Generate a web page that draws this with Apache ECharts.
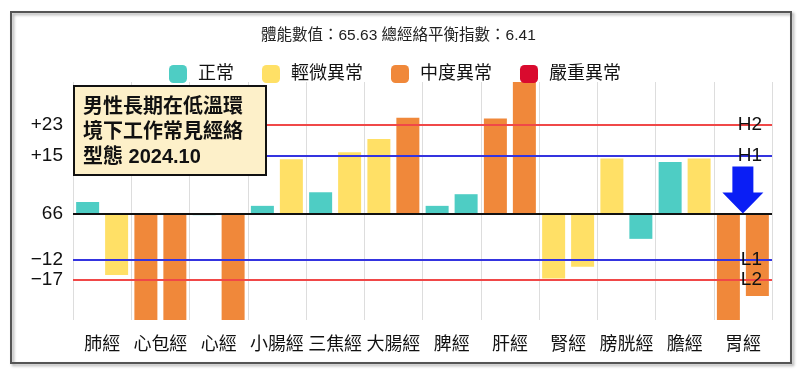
<!DOCTYPE html>
<html>
<head>
<meta charset="utf-8">
<script src="https://cdn.jsdelivr.net/npm/echarts@6/dist/echarts.min.js"></script>
<style>
html,body{margin:0;padding:0;background:#fff;}
#main{width:800px;height:372px;}
</style>
</head>
<body>
<div id="main"></div>
<script>
// ---- data ----
var categories = ['肺經','心包經','心經','小腸經','三焦經','大腸經','脾經','肝經','腎經','膀胱經','膽經','胃經'];
var leftValues  = [3.0, -35, -0.4, 2.0, 5.5, 19.2, 2.0, 24.5, -16.7, 14.2, 13.3, -35];
var rightValues = [-15.8, -35, -35, 14.0, 15.8, 24.7, 5.0, 34, -13.7, -6.5, 14.2, -21.2];
// 0 正常, 1 輕微異常, 2 中度異常, 3 嚴重異常
var leftLevels  = [0, 2, 0, 0, 0, 1, 0, 2, 1, 1, 0, 2];
var rightLevels = [1, 2, 2, 1, 1, 2, 0, 2, 1, 0, 1, 2];
var levelNames = ['正常','輕微異常','中度異常','嚴重異常'];
var thresholdValues = [23, 15, 0, -12, -17];
var thresholdLeftLabels = ['+23', '+15', '66', '\u221212', '\u221217'];
var thresholdRightLabels = ['H2', 'H1', '', 'L1', 'L2'];
var titleText = '體能數值：65.63 總經絡平衡指數：6.41';
var noteText = '男性長期在低溫環\n境下工作常見經絡\n型態 2024.10';
var arrowCategory = '胃經';

// ---- styles ----
var levelColors = ['#4ECDC4', '#FFE066', '#F0883A', '#D90A2E'];
var thresholdColors = ['#F04848', '#3434E0', '#111111', '#3434E0', '#F04848'];
var FONT = '"Liberation Sans", "Noto Sans CJK TC", sans-serif';

function barData(vals, lv) {
  return vals.map(function (v, i) {
    return { value: v, itemStyle: { color: levelColors[lv[i]] } };
  });
}

var lineData = thresholdValues.map(function (v, i) {
  return {
    yAxis: v,
    lineStyle: { color: thresholdColors[i], width: 2, type: 'solid' },
    label: { show: true, position: 'start', formatter: thresholdLeftLabels[i], distance: 10,
             fontSize: 19, color: '#111', fontFamily: FONT }
  };
});
var lineDataEnd = [];
thresholdValues.forEach(function (v, i) {
  if (thresholdRightLabels[i] === '') return;
  lineDataEnd.push({
    yAxis: v,
    lineStyle: { color: thresholdColors[i], width: 2, type: 'solid' },
    label: { show: true, position: 'insideEnd', formatter: thresholdRightLabels[i],
             distance: 10, fontSize: 19, color: '#111', fontFamily: FONT }
  });
});

var legendSeries = levelNames.map(function (n, i) {
  return { name: n, type: 'scatter', data: [], itemStyle: { color: levelColors[i], opacity: 1 } };
});

var chart = echarts.init(document.getElementById('main'), null, { renderer: 'canvas' });
chart.setOption({
  animation: false,
  textStyle: { fontFamily: FONT },
  title: [
    { text: titleText, left: 256, top: 23,
      textStyle: { fontSize: 15.5, fontWeight: 'normal', color: '#222', fontFamily: FONT } },
    { text: noteText, left: 74, top: 86,
      backgroundColor: '#FDF0C9', borderColor: '#111', borderWidth: 2,
      padding: [9, 23, 5, 9],
      textStyle: { fontSize: 20, fontWeight: 'bold', lineHeight: 25, color: '#111', fontFamily: FONT } }
  ],
  legend: {
    data: levelNames, left: 164, top: 60, icon: 'roundRect',
    itemWidth: 18, itemHeight: 18, itemGap: 28,
    textStyle: { fontSize: 18, color: '#111', padding: [0, 0, 0, 6], fontFamily: FONT }
  },
  grid: { left: 73, right: 28, top: 82, bottom: 52, containLabel: false },
  xAxis: {
    type: 'category', data: categories,
    axisLine: { show: false }, axisTick: { show: false },
    axisLabel: { interval: 0, fontSize: 18, color: '#111', margin: 16, fontFamily: FONT },
    splitLine: { show: true, interval: 0, lineStyle: { color: '#DDDDDD', width: 1 } }
  },
  yAxis: { type: 'value', min: -27.4, max: 33.9, show: false },
  graphic: [{
    type: 'rect', shape: { x: 11, y: 12, width: 780, height: 351 },
    style: { fill: 'none', stroke: '#555', lineWidth: 2,
             shadowBlur: 3, shadowOffsetX: 2, shadowOffsetY: 2, shadowColor: 'rgba(0,0,0,0.35)' },
    silent: true, z: 100
  }],
  series: [
    { name: 'left', type: 'bar', data: barData(leftValues, leftLevels), barWidth: 23, barGap: '26%',
      markLine: { silent: true, symbol: 'none', data: lineData } },
    { name: 'right', type: 'bar', data: barData(rightValues, rightLevels), barWidth: 23, barGap: '26%',
      markLine: { silent: true, symbol: 'none', data: lineDataEnd } },
    { name: 'arrow', type: 'scatter', data: [],
      markPoint: { silent: true, data: [{
        coord: [arrowCategory, 0],
        symbol: 'path://M10,0 L31,0 L31,26 L41,26 L20.5,47 L0,26 L10,26 Z',
        symbolSize: [41, 47], symbolOffset: [0, '-50%'],
        itemStyle: { color: '#0A1EF5' }, label: { show: false }
      }] } }
  ].concat(legendSeries)
});
</script>
</body>
</html>
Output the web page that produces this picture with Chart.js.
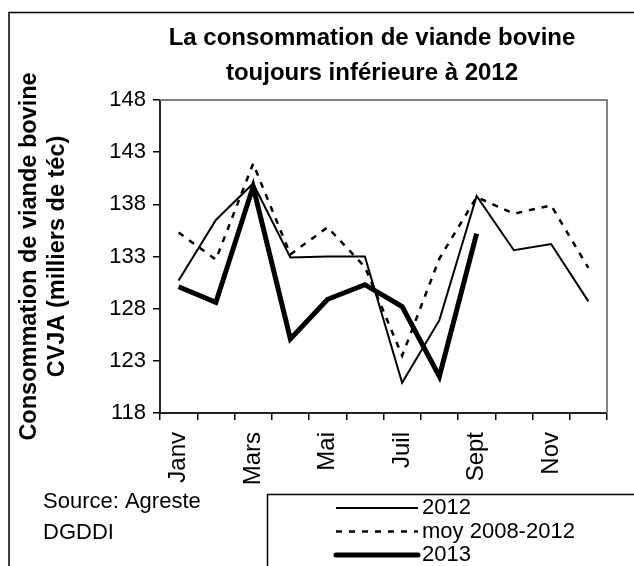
<!DOCTYPE html>
<html lang="fr">
<head>
<meta charset="utf-8">
<script src="https://cdn.jsdelivr.net/npm/chart.js@4/dist/chart.umd.min.js"></script>
<style>
  html, body { margin: 0; padding: 0; background: #fff; }
  canvas { display: block; }
</style>
</head>
<body>
<canvas id="grafico" width="634" height="566"></canvas>
<script>
// Données (milliers de téc)
const mois = ['Janv', 'Févr', 'Mars', 'Avr', 'Mai', 'Juin', 'Juil', 'Août', 'Sept', 'Oct', 'Nov', 'Déc'];
const conso2012 = [130.7, 136.5, 140.0, 132.9, 133.0, 133.0, 120.9, 126.9, 138.8, 133.6, 134.2, 128.7];
const moy2008_2012 = [135.3, 132.7, 141.9, 133.2, 135.8, 132.0, 123.5, 132.8, 138.7, 137.1, 137.9, 131.9];
const conso2013 = [130.1, 128.6, 139.7, 125.1, 128.9, 130.3, 128.2, 121.5, 135.2];
const ticksY = [118, 123, 128, 133, 138, 143, 148];

const titre = ['La consommation de viande bovine', 'toujours inférieure à 2012'];
const titreAxeY = ['Consommation de viande bovine', 'CVJA (milliers de téc)'];
const source = ['Source: Agreste', 'DGDDI'];

const police = 'Liberation Sans, Arial, sans-serif';
Chart.defaults.font.family = police;
Chart.defaults.color = '#000';

// Cadre, titre, source et légende dessinés à la main
const decor = {
    id: 'decor',
    beforeDraw(chart) {
        const c = chart.ctx;
        c.save();
        c.fillStyle = '#fff';
        c.fillRect(0, 0, chart.width, chart.height);
        c.strokeStyle = '#000';
        c.lineWidth = 1.5;
        c.strokeRect(9, 12.5, 700, 700); // cadre extérieur (coupé à droite et en bas)
        c.restore();
    },
    beforeDatasetsDraw(chart) {
        const { ctx: c, chartArea: a } = chart;
        c.save();
        c.strokeStyle = '#808080';
        c.lineWidth = 2;
        c.beginPath();
        c.moveTo(a.left, a.top);
        c.lineTo(a.right, a.top);
        c.lineTo(a.right, a.bottom);
        c.stroke();
        c.restore();
    },
    afterDraw(chart) {
        const c = chart.ctx;
        c.save();
        c.fillStyle = '#000';
        // titre
        c.font = 'bold 24px ' + police;
        c.textAlign = 'center';
        c.textBaseline = 'middle';
        c.fillText(titre[0], 372, 38);
        c.fillText(titre[1], 372, 73);
        // source
        c.font = '22px ' + police;
        c.textAlign = 'left';
        c.fillText(source[0], 43, 502);
        c.fillText(source[1], 43, 533);
        // légende
        c.strokeStyle = '#000';
        c.lineWidth = 1.5;
        c.strokeRect(267.5, 494.5, 500, 200);
        chart.data.datasets.forEach((ds, i) => {
            const y = 508 + i * 23.5;
            c.lineWidth = ds.borderWidth;
            c.setLineDash(ds.borderDash || []);
            c.lineCap = ds.borderWidth > 3 ? 'round' : 'butt';
            c.beginPath();
            c.moveTo(336, y);
            c.lineTo(418, y);
            c.stroke();
            c.setLineDash([]);
            c.fillText(ds.label, 422, y);
        });
        c.restore();
    }
};

const ctx = document.getElementById('grafico').getContext('2d');

const grafico = new Chart(ctx, {
    type: 'line',
    data: {
        labels: mois,
        datasets: [
            {
                label: '2012',
                data: conso2012,
                borderColor: '#000',
                borderWidth: 2,
                pointRadius: 0,
                fill: false
            },
            {
                label: 'moy 2008-2012',
                data: moy2008_2012,
                borderColor: '#000',
                borderWidth: 2.5,
                borderDash: [6, 7],
                pointRadius: 0,
                fill: false
            },
            {
                label: '2013',
                data: conso2013,
                borderColor: '#000',
                borderWidth: 5,
                pointRadius: 0,
                fill: false
            }
        ]
    },
    options: {
        responsive: false,
        animation: false,
        layout: { padding: { left: 9, top: 100, right: 27, bottom: 0 } },
        plugins: {
            legend: { display: false },
            title: { display: false },
            tooltip: { enabled: false }
        },
        elements: { line: { tension: 0, borderJoinStyle: 'miter' } },
        scales: {
            x: {
                offset: true,
                grid: { offset: true, drawOnChartArea: false, tickLength: 7, color: '#000', lineWidth: 1.5 },
                border: { color: '#222', width: 2 },
                ticks: {
                    autoSkip: false,
                    minRotation: 90,
                    maxRotation: 90,
                    padding: 12,
                    font: { size: 24 },
                    callback: (v, i) => (i % 2 === 0 ? mois[i] : '')
                },
                afterFit: (s) => { s.height = 153; }
            },
            y: {
                min: 118,
                max: 148,
                afterBuildTicks: (s) => { s.ticks = ticksY.map(v => ({ value: v })); },
                grid: { drawOnChartArea: false, tickLength: 7, color: '#000', lineWidth: 1.5 },
                border: { color: '#222', width: 2 },
                ticks: { padding: 7, font: { size: 22 } },
                title: {
                    display: true,
                    text: titreAxeY,
                    font: { size: 23.5, weight: 'bold' },
                    padding: { top: 6, bottom: 0 }
                },
                afterFit: (s) => { s.width = 151; }
            }
        }
    },
    plugins: [decor]
});
</script>
</body>
</html>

# # # #

EXERCISE REQUIREMENTS =>
Extract the stretch of lines that begins at the line with "Output the web" and ends at the line with "const source = ['Source: Agreste', 'DGDDI'];", inclusive. Omit every picture.

WRITTEN REPLY =>
Output the web page that produces this picture with Chart.js.
<!DOCTYPE html>
<html lang="fr">
<head>
<meta charset="utf-8">
<script src="https://cdn.jsdelivr.net/npm/chart.js@4/dist/chart.umd.min.js"></script>
<style>
  html, body { margin: 0; padding: 0; background: #fff; }
  canvas { display: block; }
</style>
</head>
<body>
<canvas id="grafico" width="634" height="566"></canvas>
<script>
// Données (milliers de téc)
const mois = ['Janv', 'Févr', 'Mars', 'Avr', 'Mai', 'Juin', 'Juil', 'Août', 'Sept', 'Oct', 'Nov', 'Déc'];
const conso2012 = [130.7, 136.5, 140.0, 132.9, 133.0, 133.0, 120.9, 126.9, 138.8, 133.6, 134.2, 128.7];
const moy2008_2012 = [135.3, 132.7, 141.9, 133.2, 135.8, 132.0, 123.5, 132.8, 138.7, 137.1, 137.9, 131.9];
const conso2013 = [130.1, 128.6, 139.7, 125.1, 128.9, 130.3, 128.2, 121.5, 135.2];
const ticksY = [118, 123, 128, 133, 138, 143, 148];

const titre = ['La consommation de viande bovine', 'toujours inférieure à 2012'];
const titreAxeY = ['Consommation de viande bovine', 'CVJA (milliers de téc)'];
const source = ['Source: Agreste', 'DGDDI'];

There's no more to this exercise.